Recensioni / Goethe e Schiller, lettere epocali

Entriamo nell'officina di Weimar con il Carteggio (1794-1805) tra Goethe e Schiller, ora pubblicato integralmente a cura di Maurizio Pirro e Luca Zenobi, con preziosi apparati. A lungo non si amarono: Schiller era più giovane di dieci anni e percorreva in ritardo e da solo quella turbolenta esperienza che Goethe aveva scoperto in gioventù: lo Sturm und Drang. Ma lui, ormai divenuto ministro, consigliere del Duca, rifiutava i toni esagitati in cui ancora s'indugiava il più giovane.
Tornato dopo quasi due anni dall'Italia, a Weimar, Goethe si sentiva solo e incompreso dagli amici di un tempo: il duca a caccia di selvaggina e di attrici, Herder distante, forse geloso, l'amata Charlotte von Stein, offesa per la sua "fuga"in Italia, e ormai perduta (ma subito sostituita con la giovane Christiane Vulpius).

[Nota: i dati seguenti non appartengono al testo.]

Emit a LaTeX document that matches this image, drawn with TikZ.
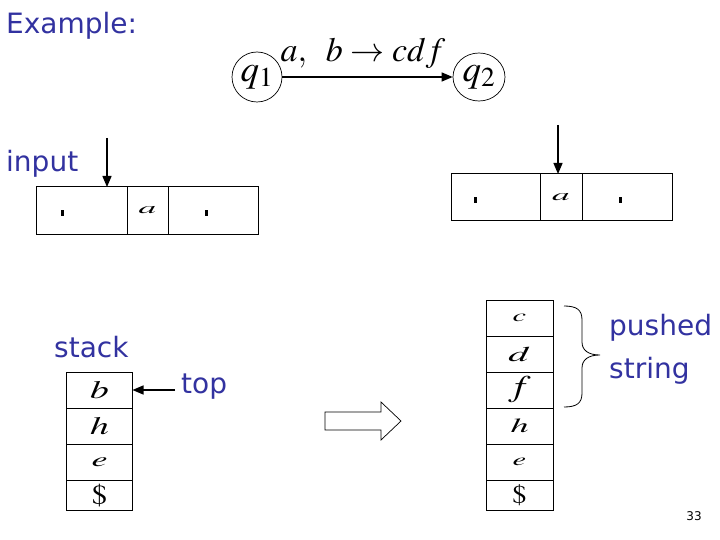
\documentclass[tikz,border=0pt]{standalone}
\usepackage{mathptmx}
\usepackage[no-math]{fontspec}
\setmainfont{DejaVu Sans}
\usetikzlibrary{arrows.meta,shapes.geometric}
\definecolor{slideblue}{RGB}{50,50,160}
% stretched math letter: xscale, font size, letter
\newcommand{\widesym}[3]{\scalebox{#1}[1]{\fontsize{#2}{#2}\selectfont$#3$}}
\tikzset{
  cell/.style={draw, line width=1pt, inner sep=0pt, outer sep=0pt, minimum width=66pt, minimum height=36pt},
  tapecell/.style={draw, line width=1pt, inner sep=0pt, outer sep=0pt, minimum height=47pt},
  state/.style={draw, ellipse, line width=0.7pt, inner sep=0pt},
  lbl/.style={text=slideblue, font=\fontsize{28}{33}\selectfont, anchor=base west, inner sep=0pt},
}
\begin{document}
\begin{tikzpicture}[x=1pt, y=-1pt, >={Triangle[length=11pt, width=9pt]}]
  \useasboundingbox (0,0) rectangle (720,540);
  \node[lbl] (title) at (6,34) {Example:};
  % transition
  \node[state, minimum width=50pt, minimum height=50pt] (q1) at (257,77) {\fontsize{37}{40}\selectfont$q_1$};
  \node[state, minimum width=52pt, minimum height=48pt] (q2) at (479,77) {\fontsize{37}{40}\selectfont$q_2$};
  \draw[->, line width=1.3pt] (q1) -- (q2);
  \node[font=\fontsize{34}{38}\selectfont, anchor=base, inner sep=0pt] (trans) at (363,62) {$a,\;\; b\rightarrow cdf$};
  % input tapes
  \node[lbl] (input) at (6,172) {input};
  \node[tapecell, minimum width=91pt] (tl1) at (81.5,210.5) {};
  \node[tapecell, minimum width=41pt] (tl2) at (147.5,210.5) {\widesym{2.2}{16}{a}};
  \node[tapecell, minimum width=90pt] (tl3) at (213,210.5) {};
  \node[tapecell, minimum width=89pt] (tr1) at (495.5,197.5) {};
  \node[tapecell, minimum width=42pt] (tr2) at (561,197.5) {\widesym{2.2}{16}{a}};
  \node[tapecell, minimum width=90pt] (tr3) at (627,197.5) {};
  \fill (61,210) rectangle (64,216);
  \fill (205,210) rectangle (208,216);
  \fill (474,197) rectangle (477,203);
  \fill (619,197) rectangle (622,203);
  \coordinate (inL) at (107,138);
  \coordinate (inR) at (558,125);
  \draw[->, line width=1.3pt] (inL) -- (inL |- tl1.north);
  \draw[->, line width=1.3pt] (inR) -- (inR |- tr2.north);
  % stack before
  \node[lbl] (stack) at (54,357) {stack};
  \node[cell] (sl1) at (99.5,390) {\widesym{1.5}{25}{b}};
  \node[cell] (sl2) at (99.5,426) {\widesym{1.5}{25}{h}};
  \node[cell] (sl3) at (99.5,462) {\widesym{1.8}{20}{e}};
  \node[cell, minimum height=30pt] (sl4) at (99.5,495) {\widesym{1.1}{28}{\$}};
  \coordinate (topL) at (175,390);
  \draw[->, line width=1.3pt] (topL) -- (sl1.east);
  \node[lbl] (top) at (181,393) {top};
  % big arrow
  \draw[line width=0.7pt] (325,412) -- (381,412) -- (381,402) -- (401,421)
    -- (381,440) -- (381,430) -- (325,430) -- cycle;
  % stack after
  \node[cell, minimum width=67pt] (sr1) at (519.5,318) {\widesym{1.8}{17}{c}};
  \node[cell, minimum width=67pt] (sr2) at (519.5,354) {\widesym{1.9}{21}{d}};
  \node[cell, minimum width=67pt] (sr3) at (519.5,390) {\widesym{1.3}{30}{f}};
  \node[cell, minimum width=67pt] (sr4) at (519.5,426) {\widesym{1.8}{20}{h}};
  \node[cell, minimum width=67pt] (sr5) at (519.5,462) {\widesym{1.8}{17}{e}};
  \node[cell, minimum width=67pt, minimum height=30pt] (sr6) at (519.5,495) {\widesym{1.1}{26}{\$}};
  \draw[line width=0.8pt] (564,306) .. controls (577,306) and (582,310) .. (582,320) -- (582,342)
    .. controls (582,350) and (588,355) .. (600,355)
    .. controls (588,355) and (582,360) .. (582,368) -- (582,393)
    .. controls (582,403) and (577,407) .. (564,407);
  \node[lbl] (pushed) at (609,335) {pushed};
  \node[lbl] (string) at (609,378) {string};
  \node[font=\fontsize{12}{14}\selectfont] (page) at (694,516) {33};
\end{tikzpicture}
\end{document}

Intanto si preparava una nuova generazione proprio tra gli studenti dell'università di Jena, di cui lui era il curatore. I giovani erano entusiasti di Fichte e di quel giovane professore di storia, Schiller, il quale a sorpresa fece il primo passo da grande organizzatore culturale qual era: il 13 giugno 1794 scrisse a Goethe una lettera assai rispettosa con l'invito a partecipare alla rivista "classica" (già dal titolo) Die Horen, "Le Ore", le antiche deità greche. Per Goethe il programma era attraente per l'assoluta prevalenza dell'arte in un momento in cui, con la Rivoluzione Francese, non si faceva altro che discutere di politica. A margine Schiller comunicava che per ogni sedicesimo si sarebbero corrisposti sei luigi d'oro. Niente male. La risposta non si fece attendere: positiva e non solo formalmente. Goethe prevedeva che tale impresa l'avrebbe spronato a portare a compimento opere incompiute, come il Wilhelm Meister e il Faust. E così fu.
Le lettere sempre più assidue affrontavano i problemi reciproci della scrittura e delle alleanze culturali. Per undici anni il sodalizio tra Goethe e Schiller segnò la cultura europea, stabilendo la poetica neoclassica, in una visione utopicamente impolitica, confermata da uno straordinario corpus di mille lettere. La Fortezza Weimar pareva inespugnabile.
Ma il 9 maggio 1805 Schiller morì a 45 anni. Goethe rimase di nuovo solo. Quando mori nel 1832 era considerato un sopravvissuto. Forse lo era per davvero, ma non per noi oggi, come conferma questo carteggio.